Suicide of Deloitte Partner Daniel Pirron Linked to Standard Chartered’s Iran Scandal
August 19th, 2012Via: Telegraph:
The family of a senior partner at Deloitte has called for answers after he apparently committed suicide days after the auditing firm was linked to the Standard Chartered Iran dollar trades scandal.
Daniel Pirron, a partner in Delloite’s key General Counsel’s office in New York, was found dead in a car park near his home in Trumbull, Connecticut.
On August 6, Deloitte was accused by the New York Department of Financial Services of aiding Standard Chartered in its “deception” over billions of dollars’ worth of trades involving Iran.
Mr Pirron apparently took his own life seven days later.
Deloitte denies the DFS allegations that have led to Standard Chartered agreeing to pay a fine of $340m.

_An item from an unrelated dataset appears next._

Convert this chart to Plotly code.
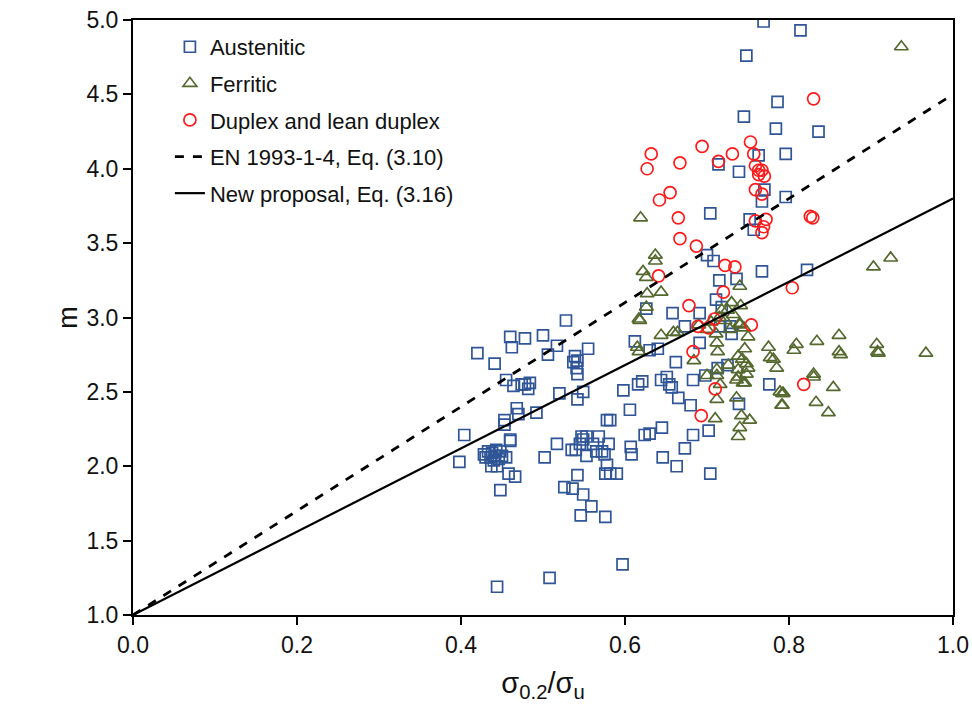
import plotly.graph_objects as go

# ---------------- data ----------------
aus_x = [0.769,0.814,0.748,0.786,0.745,0.784,0.836,0.796,0.763,0.714,0.739,0.770,0.796,0.767,0.704,0.752,0.757,
         0.700,0.708,0.767,0.822,0.715,0.736,0.711,0.718,0.658,0.691,0.626,0.673,0.716,0.728,0.730,0.691,0.612,
         0.630,0.640,0.662,0.713,0.725,0.698,0.683,0.776,0.598,0.616,0.621,0.644,0.651,0.654,0.657,0.665,0.680,
         0.606,0.739,0.645,0.630,0.624,0.683,0.702,0.673,0.607,0.608,0.646,0.663,0.704,0.590,0.582,0.576,0.597,
         0.576,0.546,0.559,0.549,0.536,0.526,0.542,0.578,0.575,0.565,0.553,0.572,0.580,0.568,0.561,0.553,0.547,
         0.549,0.545,0.540,0.535,0.517,0.502,0.460,0.398,0.404,0.437,0.444,0.458,0.466,0.448,0.508,0.444,
         0.428,0.433,0.438,0.443,0.448,0.430,0.436,0.441,0.446,0.450,0.455,0.440,
         0.528,0.460,0.478,0.500,0.462,0.517,0.420,0.441,0.506,0.555,0.539,0.537,0.542,0.541,0.542,0.455,0.464,
         0.474,0.478,0.484,0.482,0.520,0.542,0.549,0.468,0.470,0.453,0.453,0.492,0.578,0.582,0.460]
aus_m = [4.99,4.93,4.76,4.45,4.35,4.27,4.25,4.10,4.09,4.03,3.98,3.86,3.81,3.78,3.70,3.66,3.59,
         3.42,3.38,3.31,3.32,3.25,3.26,3.12,3.07,3.03,3.03,3.06,2.94,2.94,2.94,2.89,2.83,2.84,
         2.78,2.79,2.70,2.66,2.68,2.61,2.58,2.55,2.51,2.55,2.57,2.58,2.60,2.55,2.53,2.46,2.41,
         2.38,2.42,2.26,2.22,2.21,2.21,2.24,2.12,2.13,2.08,2.06,2.00,1.95,1.95,1.95,1.95,1.34,
         1.66,1.67,1.73,1.81,1.85,1.86,1.94,2.01,2.08,2.10,2.07,2.10,2.15,2.20,2.15,2.20,2.20,
         2.18,2.15,2.11,2.11,2.15,2.06,2.17,2.03,2.21,2.00,2.00,1.95,1.93,1.84,1.25,1.19,
         2.08,2.10,2.09,2.11,2.10,2.06,2.06,2.07,2.05,2.07,2.06,2.04,
         2.98,2.87,2.86,2.88,2.80,2.81,2.76,2.69,2.75,2.79,2.74,2.70,2.71,2.66,2.62,2.58,2.54,
         2.55,2.55,2.56,2.52,2.49,2.45,2.50,2.39,2.35,2.31,2.28,2.36,2.31,2.31,2.18]

fer_x = [0.937,0.619,0.637,0.637,0.622,0.626,0.627,0.644,0.626,0.617,0.740,0.730,0.725,0.741,0.740,0.718,
         0.903,0.924,0.809,0.806,0.834,0.861,0.861,0.863,0.907,0.908,0.909,0.967,0.830,0.830,0.854,0.792,
         0.833,0.793,0.792,0.848,0.618,0.644,0.659,0.664,0.617,0.615,0.684,0.700,0.711,0.712,0.713,0.740,
         0.750,0.746,0.738,0.743,0.748,0.750,0.738,0.726,0.712,0.712,0.736,0.746,0.716,0.712,0.736,0.710,
         0.742,0.752,0.740,0.738,0.775,0.777,0.781,0.785,0.789,0.791,0.744,0.748,0.738,
         0.705,0.715,0.722,0.732,0.700,0.690,0.728,0.745]
fer_m = [4.82,3.67,3.42,3.38,3.31,3.27,3.16,3.17,3.07,2.99,3.21,3.10,3.05,3.08,2.96,3.05,
         3.34,3.40,2.82,2.78,2.84,2.88,2.77,2.75,2.82,2.77,2.76,2.76,2.62,2.60,2.53,2.49,
         2.43,2.49,2.41,2.36,2.98,2.88,2.90,2.90,2.77,2.80,2.71,2.61,2.89,2.83,2.77,2.95,
         2.87,2.79,2.74,2.72,2.69,2.66,2.65,2.68,2.65,2.61,2.58,2.56,2.55,2.45,2.46,2.32,
         2.34,2.31,2.26,2.20,2.80,2.73,2.72,2.66,2.50,2.41,2.56,2.62,2.60,
         2.97,3.00,2.98,3.02,2.92,2.95,2.92,2.93]

dup_x = [0.830,0.632,0.627,0.667,0.694,0.714,0.731,0.753,0.757,0.759,0.763,0.767,0.763,0.770,0.759,0.767,
         0.655,0.642,0.826,0.829,0.804,0.818,0.665,0.667,0.687,0.641,0.722,0.734,0.720,0.678,0.709,0.754,
         0.702,0.759,0.772,0.769,0.767,0.689,0.683,0.710,0.693]
dup_m = [4.47,4.10,4.00,4.04,4.15,4.05,4.10,4.18,4.10,4.02,3.99,3.99,3.96,3.95,3.86,3.83,
         3.84,3.79,3.68,3.67,3.20,2.55,3.67,3.53,3.48,3.28,3.35,3.34,3.17,3.08,2.99,2.95,
         2.93,3.65,3.66,3.61,3.57,2.94,2.77,2.52,2.34]

line_x = [0.0, 1.0]
en_m = [1.0, 4.5]      # EN 1993-1-4, Eq. (3.10)
new_m = [1.0, 3.8]     # New proposal, Eq. (3.16)

x_ticks = [0.0, 0.2, 0.4, 0.6, 0.8, 1.0]
y_ticks = [1.0, 1.5, 2.0, 2.5, 3.0, 3.5, 4.0, 4.5, 5.0]

# ---------------- figure ----------------
FONT = "Liberation Sans, Arial, sans-serif"
fig = go.Figure()

fig.add_trace(go.Scatter(x=aus_x, y=aus_m, mode="markers", name="Austenitic", legendgroup="a",
                         marker=dict(symbol="square-open", size=11, color="#2F5597", line=dict(width=1.7))))
fig.add_trace(go.Scatter(x=fer_x, y=fer_m, mode="markers", name="Ferritic", legendgroup="b",
                         marker=dict(symbol="triangle-up-open", size=12, color="#55692F", line=dict(width=1.7))))
fig.add_trace(go.Scatter(x=dup_x, y=dup_m, mode="markers", name="Duplex and lean duplex", legendgroup="c",
                         marker=dict(symbol="circle-open", size=12, color="#FF1A1A", line=dict(width=1.7))))
fig.add_trace(go.Scatter(x=line_x, y=en_m, mode="lines", name="EN 1993-1-4, Eq. (3.10)", legendgroup="d",
                         line=dict(color="black", width=2.8, dash="dash")))
fig.add_trace(go.Scatter(x=line_x, y=new_m, mode="lines", name="New proposal, Eq. (3.16)", legendgroup="e",
                         line=dict(color="black", width=2.2)))

axis_common = dict(showgrid=False, zeroline=False, showline=True, linecolor="black", linewidth=2,
                   mirror=True, ticks="outside", ticklen=8, tickwidth=2, tickcolor="black",
                   automargin=False,
                   tickfont=dict(family=FONT, size=23, color="#111"))

fig.update_layout(
    width=972, height=711,
    margin=dict(l=133, r=19, t=20, b=96),
    plot_bgcolor="white", paper_bgcolor="white",
    font=dict(family=FONT, color="#111"),
    xaxis=dict(range=[0, 1.0], tickvals=x_ticks, ticktext=[f"{v:.1f}" for v in x_ticks],
               title=dict(text="σ<sub>0.2</sub>/σ<sub>u</sub>", font=dict(family=FONT, size=29), standoff=16),
               **axis_common),
    yaxis=dict(range=[1.0, 5.0], tickvals=y_ticks, ticktext=[f"{v:.1f}" for v in y_ticks],
               title=dict(text="m", font=dict(family=FONT, size=27), standoff=1),
               **axis_common),
    legend=dict(x=0.045, y=0.99, xanchor="left", yanchor="top", bgcolor="rgba(0,0,0,0)",
                font=dict(family=FONT, size=22, color="#111"), traceorder="grouped",
                tracegroupgap=5),
    showlegend=True,
)

fig.write_html("out.html")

Speaking publicly for the first time about the incident, Mr Pirron’s brother, Mike, said the family believed the two events were connected and that Daniel Pirron had warned his daughters the day before his death that there was “big trouble” ahead.

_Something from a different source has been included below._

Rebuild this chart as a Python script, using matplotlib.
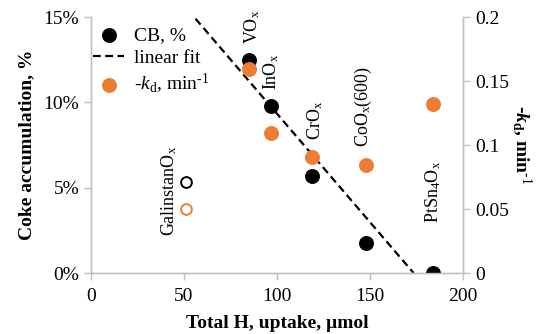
import numpy as np
import matplotlib
matplotlib.use("Agg")
import matplotlib.pyplot as plt
from matplotlib.ticker import FuncFormatter

plt.rcParams['font.family'] = ['Liberation Serif', 'DejaVu Serif']
plt.rcParams['mathtext.fontset'] = 'custom'
plt.rcParams['mathtext.rm'] = 'Liberation Serif'
plt.rcParams['mathtext.it'] = 'Liberation Serif:italic'
plt.rcParams['mathtext.bf'] = 'Liberation Serif:bold'
plt.rcParams['mathtext.bfit'] = 'Liberation Serif:italic:bold'

# data
catalysts = ["VO$_\\mathrm{x}$", "InO$_\\mathrm{x}$", "CrO$_\\mathrm{x}$",
             "CoO$_\\mathrm{x}$(600)", "PtSn$_4$O$_\\mathrm{x}$"]
h2_uptake = [85, 97, 119, 148, 184]
coke_pct = [12.5, 9.8, 5.7, 1.77, 0.0]
kd = [0.159, 0.109, 0.091, 0.084, 0.132]

galinstan_label = "GalinstanO$_\\mathrm{x}$"
galinstan_h2 = [51]
galinstan_coke = [5.33]
galinstan_kd = [0.050]

orange = "#ED7D31"
grey = "#BFBFBF"

fig = plt.figure(figsize=(5.4, 3.34), dpi=100)
ax = fig.add_axes([0.1685, 0.1826, 0.6889, 0.7665])
ax2 = ax.twinx()

# linear fit through the filled CB points
slope, icpt = np.polyfit(h2_uptake, coke_pct, 1)
x0 = (14.9 - icpt) / slope
x1 = -icpt / slope
xf = np.array([x0, x1])
fit_line, = ax.plot(xf, slope * xf + icpt, ls=(0, (3.5, 2)), color="black", lw=1.6)

cb = ax.scatter(h2_uptake, coke_pct, s=95, color="black", zorder=3)
ax.scatter(galinstan_h2, galinstan_coke, s=60, facecolors="white",
           edgecolors="black", linewidths=1.4, zorder=3)
kd_pts = ax2.scatter(h2_uptake, kd, s=95, color=orange, zorder=3)
ax2.scatter(galinstan_h2, galinstan_kd, s=60, facecolors="white",
            edgecolors=orange, linewidths=1.4, zorder=3)

ax.set_xlim(0, 200)
ax.set_ylim(0, 15)
ax2.set_ylim(0, 0.2)
ax.set_xticks([0, 50, 100, 150, 200])
ax.set_yticks([0, 5, 10, 15])
ax2.set_yticks([0, 0.05, 0.1, 0.15, 0.2])
ax.yaxis.set_major_formatter(FuncFormatter(lambda v, p: "%d%%" % v))
ax2.yaxis.set_major_formatter(FuncFormatter(lambda v, p: "%g" % v))

for a in (ax, ax2):
    a.spines["top"].set_visible(False)
    for s in ("left", "right", "bottom"):
        a.spines[s].set_color(grey)
        a.spines[s].set_linewidth(1.0)
    a.tick_params(colors=grey, labelcolor="black", labelsize=14,
                  length=5, width=1.0, direction="out")
ax.tick_params(axis="x", pad=6)

ax.set_xlabel("Total H, uptake, \u00b5mol", fontsize=14, fontweight="bold", labelpad=7)
ax.set_ylabel("Coke accumulation, %", fontsize=14, fontweight="bold", labelpad=6)
ax2.set_ylabel("-$\\mathbfit{k}_\\mathbf{d}$, min$^{\\text{-1}}$", fontsize=14,
               fontweight="bold", rotation=-90, labelpad=18)

# point labels, offsets in points from the CB marker of each catalyst
offsets = [(2, 11.5), (0, 11.5), (2, 26), (-2, 69), (0, 36)]
for name, x, c, off in zip(catalysts, h2_uptake, coke_pct, offsets):
    ax.annotate(name, (x, c), xytext=off, textcoords="offset points",
                rotation=90, ha="center", va="bottom", fontsize=13)
ax.annotate(galinstan_label, (galinstan_h2[0], galinstan_coke[0]), xytext=(-12, -39),
            textcoords="offset points", rotation=90, ha="center", va="bottom", fontsize=13)

leg = ax2.legend([cb, fit_line, kd_pts],
                 ["CB, %", "linear fit", "-$k_\\mathrm{d}$, min$^{\\text{-1}}$"],
                 loc="upper left", bbox_to_anchor=(-0.015, 0.995), frameon=False,
                 fontsize=14, handlelength=1.6, handletextpad=0.5, labelspacing=0.28,
                 borderaxespad=0)

fig.savefig("out.png", dpi=100)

“My brother didn’t discuss the case but he told me they were in big trouble with this case in London,” he said.
“He was clearly apprehensive about a case that was about to come out. It is just extraordinary, when he was fine, that somebody would take his life.”
Asked directly if he believed the two events were connected, Mr Pirron said: “The circumstances are just too much of a coincidence.
“He was in the legal department and I think he was in London. It had to be work related. He told me the company was under pressure over this.”
The local Fairfield Police have launched an investigation into Mr Pirron’s death and his office in New York has been sealed off.
Mr Pirron, a leading businessman who owns a construction company in Chicago, said his brother had been acting strangely the day before he shot himself. “He was with his daughter on Sunday and she said he was acting very apprehensive. He kept going to the newsstands, looking for an important story to come out to do with Deloitte,” he said.
The family has hired a lawyer to try to retrieve his laptop, which Deloitte is not releasing.